Short exercise:
Give the number of lines that include the word "chart", and nothing else.

-- Begin Provided material --

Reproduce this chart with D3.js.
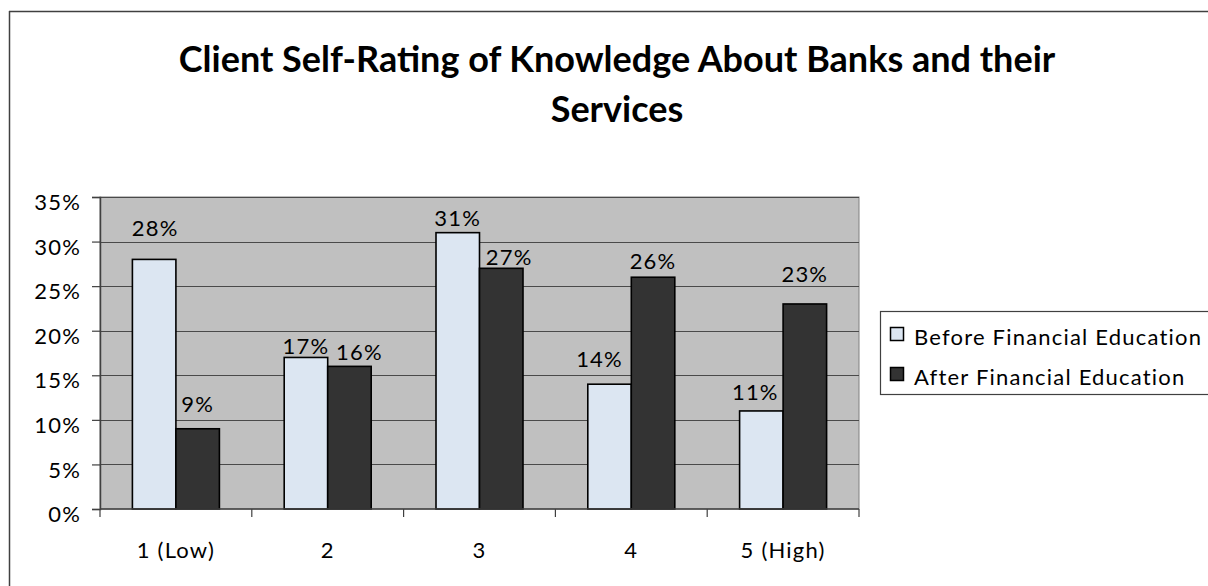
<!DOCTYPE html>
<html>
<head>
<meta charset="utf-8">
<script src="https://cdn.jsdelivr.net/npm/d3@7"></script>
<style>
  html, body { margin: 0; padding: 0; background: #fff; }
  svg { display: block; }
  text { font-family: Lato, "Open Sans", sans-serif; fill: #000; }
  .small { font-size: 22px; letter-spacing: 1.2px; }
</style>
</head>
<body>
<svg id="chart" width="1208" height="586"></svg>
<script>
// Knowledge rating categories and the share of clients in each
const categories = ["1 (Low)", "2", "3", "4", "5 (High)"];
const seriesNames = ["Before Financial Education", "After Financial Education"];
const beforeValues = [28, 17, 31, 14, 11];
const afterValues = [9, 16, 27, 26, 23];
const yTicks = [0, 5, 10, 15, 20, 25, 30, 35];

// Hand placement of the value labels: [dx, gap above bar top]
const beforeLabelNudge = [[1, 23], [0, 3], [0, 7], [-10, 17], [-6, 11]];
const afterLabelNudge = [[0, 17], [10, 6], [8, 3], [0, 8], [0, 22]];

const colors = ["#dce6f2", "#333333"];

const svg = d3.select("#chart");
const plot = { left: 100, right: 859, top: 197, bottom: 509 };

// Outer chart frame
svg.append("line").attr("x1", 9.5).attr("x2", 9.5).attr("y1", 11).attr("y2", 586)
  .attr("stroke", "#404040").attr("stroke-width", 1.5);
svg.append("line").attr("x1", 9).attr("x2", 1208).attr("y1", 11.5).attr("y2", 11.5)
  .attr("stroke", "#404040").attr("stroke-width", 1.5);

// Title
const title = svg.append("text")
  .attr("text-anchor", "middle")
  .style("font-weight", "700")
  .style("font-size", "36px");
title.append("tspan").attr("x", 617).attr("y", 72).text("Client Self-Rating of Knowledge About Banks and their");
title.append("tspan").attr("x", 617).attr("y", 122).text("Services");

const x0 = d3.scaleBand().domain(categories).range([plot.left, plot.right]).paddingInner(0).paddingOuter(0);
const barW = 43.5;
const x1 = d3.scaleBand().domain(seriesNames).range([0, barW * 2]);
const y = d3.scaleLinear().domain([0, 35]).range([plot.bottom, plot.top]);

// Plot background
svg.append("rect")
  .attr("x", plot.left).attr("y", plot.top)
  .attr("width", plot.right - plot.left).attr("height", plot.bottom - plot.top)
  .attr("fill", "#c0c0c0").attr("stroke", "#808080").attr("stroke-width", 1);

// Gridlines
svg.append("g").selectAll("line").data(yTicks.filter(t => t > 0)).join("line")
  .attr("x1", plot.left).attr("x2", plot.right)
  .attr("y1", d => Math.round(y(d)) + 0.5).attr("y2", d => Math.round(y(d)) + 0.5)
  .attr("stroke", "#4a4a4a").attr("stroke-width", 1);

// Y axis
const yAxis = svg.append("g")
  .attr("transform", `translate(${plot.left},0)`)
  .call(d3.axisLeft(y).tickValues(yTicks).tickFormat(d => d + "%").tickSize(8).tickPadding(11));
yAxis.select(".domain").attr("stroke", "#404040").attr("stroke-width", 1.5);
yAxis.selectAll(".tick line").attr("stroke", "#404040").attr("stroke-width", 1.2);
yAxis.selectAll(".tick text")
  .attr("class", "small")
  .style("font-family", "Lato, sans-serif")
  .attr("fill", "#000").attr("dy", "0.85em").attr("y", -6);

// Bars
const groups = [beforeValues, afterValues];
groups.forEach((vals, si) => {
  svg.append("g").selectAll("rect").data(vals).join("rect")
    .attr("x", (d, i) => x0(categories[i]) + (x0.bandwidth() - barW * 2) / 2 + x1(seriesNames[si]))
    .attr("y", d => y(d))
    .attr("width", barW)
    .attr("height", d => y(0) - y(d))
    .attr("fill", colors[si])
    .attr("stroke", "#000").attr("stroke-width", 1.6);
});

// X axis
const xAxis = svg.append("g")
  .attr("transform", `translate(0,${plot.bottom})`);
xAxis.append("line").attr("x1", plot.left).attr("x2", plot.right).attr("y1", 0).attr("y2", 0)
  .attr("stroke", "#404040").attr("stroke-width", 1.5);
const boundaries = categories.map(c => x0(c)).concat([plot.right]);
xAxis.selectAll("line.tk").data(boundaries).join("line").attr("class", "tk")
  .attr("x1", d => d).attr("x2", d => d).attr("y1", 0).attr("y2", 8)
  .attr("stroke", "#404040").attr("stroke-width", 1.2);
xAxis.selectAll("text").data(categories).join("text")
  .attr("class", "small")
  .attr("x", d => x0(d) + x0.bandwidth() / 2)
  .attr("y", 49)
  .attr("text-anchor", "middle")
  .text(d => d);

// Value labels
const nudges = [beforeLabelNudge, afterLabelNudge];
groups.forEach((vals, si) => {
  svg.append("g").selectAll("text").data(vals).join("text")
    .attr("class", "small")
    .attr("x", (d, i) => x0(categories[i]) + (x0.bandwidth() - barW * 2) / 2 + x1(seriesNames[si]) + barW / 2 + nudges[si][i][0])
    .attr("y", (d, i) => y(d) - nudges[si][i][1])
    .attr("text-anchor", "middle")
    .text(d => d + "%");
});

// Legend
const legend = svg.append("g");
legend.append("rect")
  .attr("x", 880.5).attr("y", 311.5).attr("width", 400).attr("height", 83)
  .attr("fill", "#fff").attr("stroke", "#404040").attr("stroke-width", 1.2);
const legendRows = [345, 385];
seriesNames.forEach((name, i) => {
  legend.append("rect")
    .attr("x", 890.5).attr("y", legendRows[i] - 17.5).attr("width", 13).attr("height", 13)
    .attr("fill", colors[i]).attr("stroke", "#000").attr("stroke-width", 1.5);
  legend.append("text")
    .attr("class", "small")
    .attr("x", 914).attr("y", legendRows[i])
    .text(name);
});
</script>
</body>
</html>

-- End Provided material --

Answer in full:
4